* _PROBLEM TO SOLVE_
Tally the lines that hold the word "chart" and reply with that figure only.

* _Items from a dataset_

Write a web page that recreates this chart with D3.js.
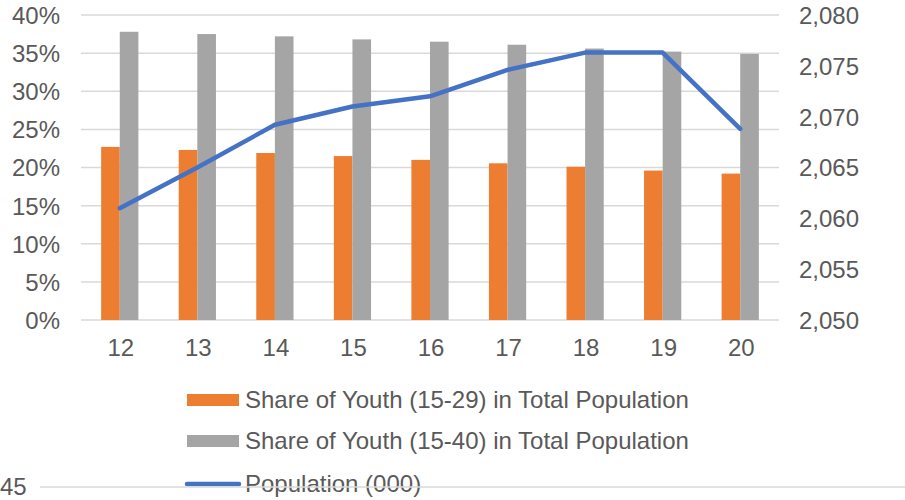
<!DOCTYPE html>
<html>
<head>
<meta charset="utf-8">
<script src="https://cdn.jsdelivr.net/npm/d3@7"></script>
<style>
  html, body { margin: 0; padding: 0; background: #fff; }
  text { font-family: "Liberation Sans", Arial, sans-serif; fill: #595959; }
</style>
</head>
<body>
<svg id="chart" width="905" height="500"></svg>
<script>
const categories = ["12", "13", "14", "15", "16", "17", "18", "19", "20"];
const youth1529 = [0.227, 0.223, 0.219, 0.215, 0.210, 0.2055, 0.201, 0.196, 0.192];
const youth1540 = [0.378, 0.375, 0.372, 0.368, 0.365, 0.361, 0.356, 0.352, 0.349];
const population = [2061.0, 2065.0, 2069.2, 2071.0, 2072.0, 2074.6, 2076.3, 2076.3, 2068.8];
const leftTicks = [0, 0.05, 0.10, 0.15, 0.20, 0.25, 0.30, 0.35, 0.40];
const rightTicks = [2050, 2055, 2060, 2065, 2070, 2075, 2080];
const seriesNames = ["Share of Youth (15-29) in Total Population", "Share of Youth (15-40) in Total Population", "Population (000)"];
const colors = ["#ED7D31", "#A5A5A5", "#4472C4"];

const svg = d3.select("#chart");
const plot = { left: 81, right: 779, top: 15, bottom: 320 };
const FS = 24;

const x = d3.scaleBand().domain(categories).range([plot.left, plot.right]).paddingInner(0.52).paddingOuter(0.26);
const x1 = d3.scaleBand().domain([0, 1]).range([0, x.bandwidth()]);
const yL = d3.scaleLinear().domain([0, 0.40]).range([plot.bottom, plot.top]);
const yR = d3.scaleLinear().domain([2050, 2080]).range([plot.bottom, plot.top]);

// gridlines
svg.append("g").selectAll("line").data(leftTicks).join("line")
  .attr("x1", plot.left).attr("x2", plot.right)
  .attr("y1", d => yL(d)).attr("y2", d => yL(d))
  .attr("stroke", "#D9D9D9").attr("stroke-width", 1.5);

function styleAxis(g) {
  g.select(".domain").remove();
  g.selectAll("text").attr("font-size", FS)
    .style("font-family", "Liberation Sans, Arial, sans-serif")
    .attr("fill", "#595959").attr("dy", "0.35em");
}

// left axis
const axL = d3.axisLeft(yL).tickValues(leftTicks).tickFormat(d3.format(".0%")).tickSize(0).tickPadding(0);
svg.append("g").attr("transform", "translate(60,0)").call(axL).call(styleAxis);

// right axis
const axR = d3.axisRight(yR).tickValues(rightTicks).tickFormat(d3.format(",")).tickSize(0).tickPadding(0);
svg.append("g").attr("transform", "translate(799,0)").call(axR).call(styleAxis);

// x axis
const axX = d3.axisBottom(x).tickSize(0).tickPadding(0);
svg.append("g").attr("transform", "translate(1,348)").call(axX).call(styleAxis);

// bars
const barSeries = [youth1529, youth1540];
barSeries.forEach((vals, si) => {
  svg.append("g").selectAll("rect").data(vals).join("rect")
    .attr("x", (d, i) => x(categories[i]) + x1(si))
    .attr("width", x1.bandwidth())
    .attr("y", d => yL(d))
    .attr("height", d => yL(0) - yL(d))
    .attr("fill", colors[si]);
});

// line
const line = d3.line()
  .x((d, i) => x(categories[i]) + x.bandwidth() / 2)
  .y(d => yR(d));
svg.append("path").datum(population)
  .attr("d", line)
  .attr("fill", "none")
  .attr("stroke", colors[2])
  .attr("stroke-width", 4.5)
  .attr("stroke-linejoin", "round")
  .attr("stroke-linecap", "round");

// legend
const legendRows = [400, 441, 484];
const lg = svg.append("g");
seriesNames.forEach((name, i) => {
  const cy = legendRows[i];
  if (i < 2) {
    lg.append("rect").attr("x", 187).attr("y", cy - 6).attr("width", 52).attr("height", 12).attr("fill", colors[i]);
  } else {
    lg.append("line").attr("x1", 187).attr("x2", 239).attr("y1", cy).attr("y2", cy)
      .attr("stroke", colors[i]).attr("stroke-width", 4.5).attr("stroke-linecap", "round");
  }
  lg.append("text").attr("x", 245).attr("y", cy).attr("dy", "0.35em")
    .attr("font-size", FS).text(name);
});

// remnant of chart below
svg.append("line").attr("x1", 40).attr("x2", 905).attr("y1", 487).attr("y2", 487)
  .attr("stroke", "#D9D9D9").attr("stroke-width", 1.5);
svg.append("text").attr("x", 0).attr("y", 487).attr("dy", "0.35em")
  .attr("font-size", FS).text("45");
</script>
</body>
</html>
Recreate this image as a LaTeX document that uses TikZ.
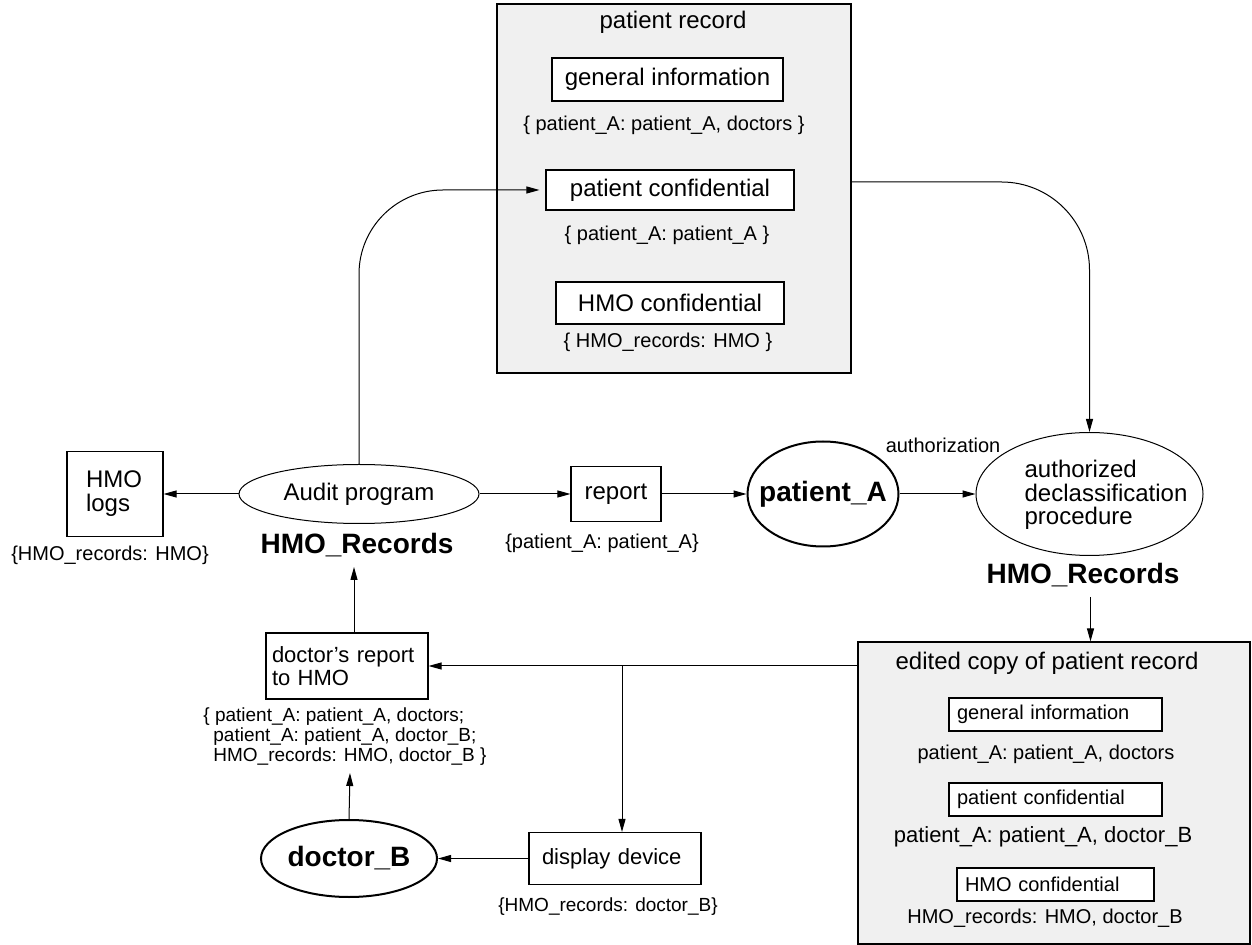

* _TASK RESPONSE_
4